(Rows from a dataset of charts and code)

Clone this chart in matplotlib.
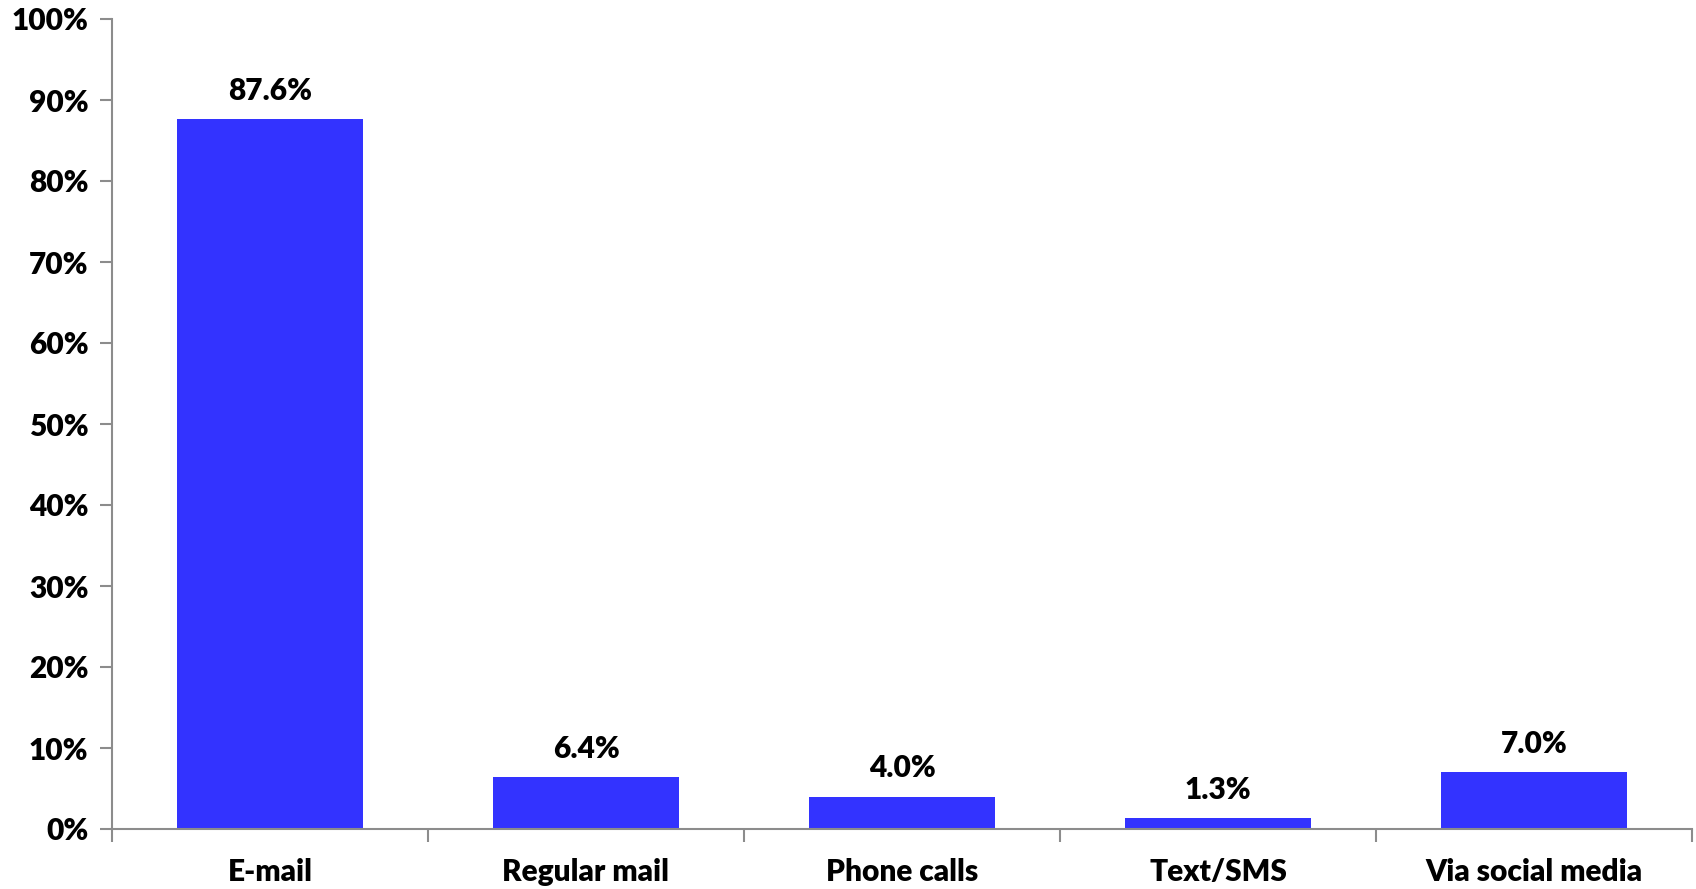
import matplotlib
matplotlib.use("Agg")
import matplotlib.pyplot as plt
from matplotlib.ticker import FuncFormatter

categories = ["E-mail", "Regular mail", "Phone calls", "Text/SMS", "Via social media"]
values = [87.6, 6.4, 4.0, 1.3, 7.0]
y_ticks = [0, 10, 20, 30, 40, 50, 60, 70, 80, 90, 100]

plt.rcParams['font.family'] = ['Lato', 'DejaVu Sans']
plt.rcParams['font.weight'] = 'heavy'

FS = 21.5
WEIGHT = "heavy"

fig = plt.figure(figsize=(16.96, 8.89), dpi=100)
ax = fig.add_axes([112 / 1696, 1 - 829 / 889, (1692 - 112) / 1696, (829 - 19) / 889])

x = list(range(len(categories)))
bars = ax.bar(x, values, width=0.59, color="#3333FF", zorder=2)

for xi, v in zip(x, values):
    ax.annotate(f"{v:.1f}%", (xi, v), xytext=(0, 10.5), textcoords="offset points",
                ha="center", va="bottom", fontsize=FS, fontweight=WEIGHT, color="black")

ax.set_xlim(-0.5, len(categories) - 0.5)
ax.set_ylim(0, 100)
ax.set_yticks(y_ticks)
ax.yaxis.set_major_formatter(FuncFormatter(lambda v, p: f"{v:.0f}%"))

# category labels centred, tick marks on category boundaries
ax.set_xticks(x)
ax.set_xticklabels(categories, fontsize=FS, fontweight=WEIGHT)
ax.tick_params(axis="x", which="major", length=0, pad=21)
ax.set_xticks([i - 0.5 for i in range(len(categories) + 1)], minor=True)
ax.tick_params(axis="x", which="minor", length=9, width=1.5, color="#8c8c8c", direction="out")

ax.tick_params(axis="y", length=9, width=1.5, color="#8c8c8c", labelsize=FS, pad=8)
for lbl in ax.get_yticklabels():
    lbl.set_fontweight(WEIGHT)

for side in ("top", "right"):
    ax.spines[side].set_visible(False)
for side in ("left", "bottom"):
    ax.spines[side].set_color("#8c8c8c")
    ax.spines[side].set_linewidth(1.5)

fig.savefig("out.png", dpi=100)
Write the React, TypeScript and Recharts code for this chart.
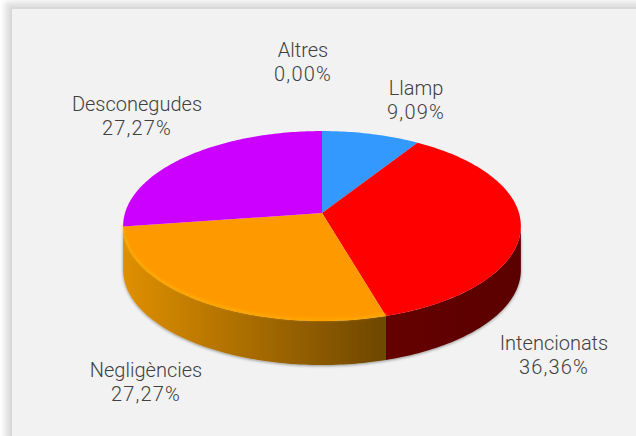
import React from "react";
import { PieChart, Pie, Cell } from "recharts";

const categories = ["Llamp", "Intencionats", "Negligències", "Desconegudes", "Altres"];
const counts = [1, 4, 3, 3, 0];
const colors = ["#3399ff", "#ff0000", "#ff9900", "#cc00ff", "#a5a5a5"];
const wallFills = ["#1f5f9f", "url(#wallRed)", "url(#wallOrange)", "#7f0099", "#666666"];
const data = categories.map((name, i) => ({ name, value: counts[i] }));

// Perspective of the pie disc (fitted to the picture)
const CX = 322;
const CY = 213;
const A = 197;
const B = 93.2;
const K = 0.137;
const DEPTH = 44;
const SILHOUETTE = (Math.asin(K) * 180) / Math.PI;

// Label anchors (centre x, first baseline y)
const labelAnchors: Record<string, [number, number]> = {
  Llamp: [416, 95],
  Intencionats: [554, 350],
  "Negligències": [146, 377],
  Desconegudes: [137, 111],
  Altres: [303, 57],
};

const project = (deg: number): [number, number] => {
  const r = (deg * Math.PI) / 180;
  const u = Math.cos(r);
  const v = -Math.sin(r);
  const w = 1 - K * v;
  return [CX + (A * u) / w, CY + (B * v) / w];
};

const arcPoints = (from: number, to: number) => {
  const n = Math.max(2, Math.ceil(Math.abs(from - to)));
  const pts: [number, number][] = [];
  for (let i = 0; i <= n; i++) pts.push(project(from + ((to - from) * i) / n));
  return pts;
};

const toPath = (pts: [number, number][]) =>
  pts.map((p, i) => `${i ? "L" : "M"}${p[0].toFixed(2)},${p[1].toFixed(2)}`).join(" ");

const Slice = (props: any) => {
  const { startAngle, endAngle, fill, index } = props;
  if (Math.abs(startAngle - endAngle) < 0.01) return null;
  const rim = arcPoints(startAngle, endAngle);
  const top = `M${CX},${CY} ${toPath(rim).replace("M", "L")} Z`;
  // Visible part of the rim: between the two silhouette points of the disc
  const lo = Math.max(endAngle, -180 + SILHOUETTE);
  const hi = Math.min(startAngle, -SILHOUETTE);
  let wall: string | null = null;
  let front: string | null = null;
  if (hi > lo) {
    const f = arcPoints(hi, lo);
    const b = [...f].reverse().map((p) => [p[0], p[1] + DEPTH] as [number, number]);
    wall = `${toPath(f)} ${toPath(b).replace("M", "L")} Z`;
    front = toPath(f);
  }
  return (
    <g>
      {wall && <path d={wall} fill={wallFills[index]} filter="url(#wallShadow)" />}
      <path d={top} fill={fill} />
      {front && index === 2 && (
        <path
          d={front}
          fill="none"
          stroke="#ffb300"
          strokeOpacity={0.7}
          strokeWidth={2}
          transform="translate(0,-1.5)"
          filter="url(#soft)"
        />
      )}
    </g>
  );
};

const renderLabel = (props: any) => {
  const { name, percent } = props;
  const [x, y] = labelAnchors[name];
  const pct = (percent * 100).toFixed(2).replace(".", ",") + "%";
  return (
    <text x={x} y={y} textAnchor="middle" fill="#404040" fontSize={20} fontFamily="Roboto" fontWeight={300}>
      <tspan x={x} dy={0}>{name}</tspan>
      <tspan x={x} dy={24} letterSpacing={1.2}>{pct}</tspan>
    </text>
  );
};

export default function App() {
  return (
    <div style={{ position: "absolute", left: 0, top: 0, width: 636, height: 436, background: "#ffffff", overflow: "hidden" }}>
      <div
        style={{
          position: "absolute",
          left: 10,
          top: 7,
          width: 660,
          height: 460,
          boxSizing: "border-box",
          background: "#f2f2f2",
          border: "2px solid #d9d9d9",
          boxShadow: "0 0 6px 5px #dedede",
        }}
      />
      <div style={{ position: "absolute", left: 0, top: 0 }}>
        <PieChart width={636} height={436} margin={{ top: 0, right: 0, bottom: 0, left: 0 }}>
          <defs>
            <linearGradient id="wallOrange" gradientUnits="userSpaceOnUse" x1="122" y1="0" x2="385" y2="0">
              <stop offset="0" stopColor="#e09000" />
              <stop offset="1" stopColor="#6e4700" />
            </linearGradient>
            <linearGradient id="wallRed" gradientUnits="userSpaceOnUse" x1="385" y1="0" x2="521" y2="0">
              <stop offset="0" stopColor="#660000" />
              <stop offset="1" stopColor="#5a0000" />
            </linearGradient>
            <filter id="wallShadow" x="-10%" y="-10%" width="120%" height="130%">
              <feDropShadow dx="0" dy="1" stdDeviation="1.5" floodColor="#000000" floodOpacity="0.4" />
            </filter>
            <filter id="soft" x="-5%" y="-5%" width="110%" height="110%">
              <feGaussianBlur stdDeviation="0.8" />
            </filter>
          </defs>
          <Pie
            data={data}
            dataKey="value"
            nameKey="name"
            cx={CX}
            cy={CY}
            outerRadius={A}
            startAngle={90}
            endAngle={-270}
            stroke="none"
            isAnimationActive={false}
            labelLine={false}
            label={renderLabel}
            shape={Slice}
          >
            {data.map((d, i) => (
              <Cell key={d.name} fill={colors[i]} />
            ))}
          </Pie>
        </PieChart>
      </div>
    </div>
  );
}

- Objective:
Omit the pictures, then output the rest of the listing exactly.

- Complete answer:
Clone this chart in matplotlib.
import matplotlib
matplotlib.use("Agg")
import matplotlib.pyplot as plt
from matplotlib.ticker import FuncFormatter

categories = ["E-mail", "Regular mail", "Phone calls", "Text/SMS", "Via social media"]
values = [87.6, 6.4, 4.0, 1.3, 7.0]
y_ticks = [0, 10, 20, 30, 40, 50, 60, 70, 80, 90, 100]

plt.rcParams['font.family'] = ['Lato', 'DejaVu Sans']
plt.rcParams['font.weight'] = 'heavy'

FS = 21.5
WEIGHT = "heavy"

fig = plt.figure(figsize=(16.96, 8.89), dpi=100)
ax = fig.add_axes([112 / 1696, 1 - 829 / 889, (1692 - 112) / 1696, (829 - 19) / 889])

x = list(range(len(categories)))
bars = ax.bar(x, values, width=0.59, color="#3333FF", zorder=2)

for xi, v in zip(x, values):
    ax.annotate(f"{v:.1f}%", (xi, v), xytext=(0, 10.5), textcoords="offset points",
                ha="center", va="bottom", fontsize=FS, fontweight=WEIGHT, color="black")

ax.set_xlim(-0.5, len(categories) - 0.5)
ax.set_ylim(0, 100)
ax.set_yticks(y_ticks)
ax.yaxis.set_major_formatter(FuncFormatter(lambda v, p: f"{v:.0f}%"))

# category labels centred, tick marks on category boundaries
ax.set_xticks(x)
ax.set_xticklabels(categories, fontsize=FS, fontweight=WEIGHT)
ax.tick_params(axis="x", which="major", length=0, pad=21)
ax.set_xticks([i - 0.5 for i in range(len(categories) + 1)], minor=True)
ax.tick_params(axis="x", which="minor", length=9, width=1.5, color="#8c8c8c", direction="out")

ax.tick_params(axis="y", length=9, width=1.5, color="#8c8c8c", labelsize=FS, pad=8)
for lbl in ax.get_yticklabels():
    lbl.set_fontweight(WEIGHT)

for side in ("top", "right"):
    ax.spines[side].set_visible(False)
for side in ("left", "bottom"):
    ax.spines[side].set_color("#8c8c8c")
    ax.spines[side].set_linewidth(1.5)

fig.savefig("out.png", dpi=100)
Write the React, TypeScript and Recharts code for this chart.
import React from "react";
import { PieChart, Pie, Cell } from "recharts";

const categories = ["Llamp", "Intencionats", "Negligències", "Desconegudes", "Altres"];
const counts = [1, 4, 3, 3, 0];
const colors = ["#3399ff", "#ff0000", "#ff9900", "#cc00ff", "#a5a5a5"];
const wallFills = ["#1f5f9f", "url(#wallRed)", "url(#wallOrange)", "#7f0099", "#666666"];
const data = categories.map((name, i) => ({ name, value: counts[i] }));

// Perspective of the pie disc (fitted to the picture)
const CX = 322;
const CY = 213;
const A = 197;
const B = 93.2;
const K = 0.137;
const DEPTH = 44;
const SILHOUETTE = (Math.asin(K) * 180) / Math.PI;

// Label anchors (centre x, first baseline y)
const labelAnchors: Record<string, [number, number]> = {
  Llamp: [416, 95],
  Intencionats: [554, 350],
  "Negligències": [146, 377],
  Desconegudes: [137, 111],
  Altres: [303, 57],
};

const project = (deg: number): [number, number] => {
  const r = (deg * Math.PI) / 180;
  const u = Math.cos(r);
  const v = -Math.sin(r);
  const w = 1 - K * v;
  return [CX + (A * u) / w, CY + (B * v) / w];
};

const arcPoints = (from: number, to: number) => {
  const n = Math.max(2, Math.ceil(Math.abs(from - to)));
  const pts: [number, number][] = [];
  for (let i = 0; i <= n; i++) pts.push(project(from + ((to - from) * i) / n));
  return pts;
};

const toPath = (pts: [number, number][]) =>
  pts.map((p, i) => `${i ? "L" : "M"}${p[0].toFixed(2)},${p[1].toFixed(2)}`).join(" ");

const Slice = (props: any) => {
  const { startAngle, endAngle, fill, index } = props;
  if (Math.abs(startAngle - endAngle) < 0.01) return null;
  const rim = arcPoints(startAngle, endAngle);
  const top = `M${CX},${CY} ${toPath(rim).replace("M", "L")} Z`;
  // Visible part of the rim: between the two silhouette points of the disc
  const lo = Math.max(endAngle, -180 + SILHOUETTE);
  const hi = Math.min(startAngle, -SILHOUETTE);
  let wall: string | null = null;
  let front: string | null = null;
  if (hi > lo) {
    const f = arcPoints(hi, lo);
    const b = [...f].reverse().map((p) => [p[0], p[1] + DEPTH] as [number, number]);
    wall = `${toPath(f)} ${toPath(b).replace("M", "L")} Z`;
    front = toPath(f);
  }
  return (
    <g>
      {wall && <path d={wall} fill={wallFills[index]} filter="url(#wallShadow)" />}
      <path d={top} fill={fill} />
      {front && index === 2 && (
        <path
          d={front}
          fill="none"
          stroke="#ffb300"
          strokeOpacity={0.7}
          strokeWidth={2}
          transform="translate(0,-1.5)"
          filter="url(#soft)"
        />
      )}
    </g>
  );
};

const renderLabel = (props: any) => {
  const { name, percent } = props;
  const [x, y] = labelAnchors[name];
  const pct = (percent * 100).toFixed(2).replace(".", ",") + "%";
  return (
    <text x={x} y={y} textAnchor="middle" fill="#404040" fontSize={20} fontFamily="Roboto" fontWeight={300}>
      <tspan x={x} dy={0}>{name}</tspan>
      <tspan x={x} dy={24} letterSpacing={1.2}>{pct}</tspan>
    </text>
  );
};

export default function App() {
  return (
    <div style={{ position: "absolute", left: 0, top: 0, width: 636, height: 436, background: "#ffffff", overflow: "hidden" }}>
      <div
        style={{
          position: "absolute",
          left: 10,
          top: 7,
          width: 660,
          height: 460,
          boxSizing: "border-box",
          background: "#f2f2f2",
          border: "2px solid #d9d9d9",
          boxShadow: "0 0 6px 5px #dedede",
        }}
      />
      <div style={{ position: "absolute", left: 0, top: 0 }}>
        <PieChart width={636} height={436} margin={{ top: 0, right: 0, bottom: 0, left: 0 }}>
          <defs>
            <linearGradient id="wallOrange" gradientUnits="userSpaceOnUse" x1="122" y1="0" x2="385" y2="0">
              <stop offset="0" stopColor="#e09000" />
              <stop offset="1" stopColor="#6e4700" />
            </linearGradient>
            <linearGradient id="wallRed" gradientUnits="userSpaceOnUse" x1="385" y1="0" x2="521" y2="0">
              <stop offset="0" stopColor="#660000" />
              <stop offset="1" stopColor="#5a0000" />
            </linearGradient>
            <filter id="wallShadow" x="-10%" y="-10%" width="120%" height="130%">
              <feDropShadow dx="0" dy="1" stdDeviation="1.5" floodColor="#000000" floodOpacity="0.4" />
            </filter>
            <filter id="soft" x="-5%" y="-5%" width="110%" height="110%">
              <feGaussianBlur stdDeviation="0.8" />
            </filter>
          </defs>
          <Pie
            data={data}
            dataKey="value"
            nameKey="name"
            cx={CX}
            cy={CY}
            outerRadius={A}
            startAngle={90}
            endAngle={-270}
            stroke="none"
            isAnimationActive={false}
            labelLine={false}
            label={renderLabel}
            shape={Slice}
          >
            {data.map((d, i) => (
              <Cell key={d.name} fill={colors[i]} />
            ))}
          </Pie>
        </PieChart>
      </div>
    </div>
  );
}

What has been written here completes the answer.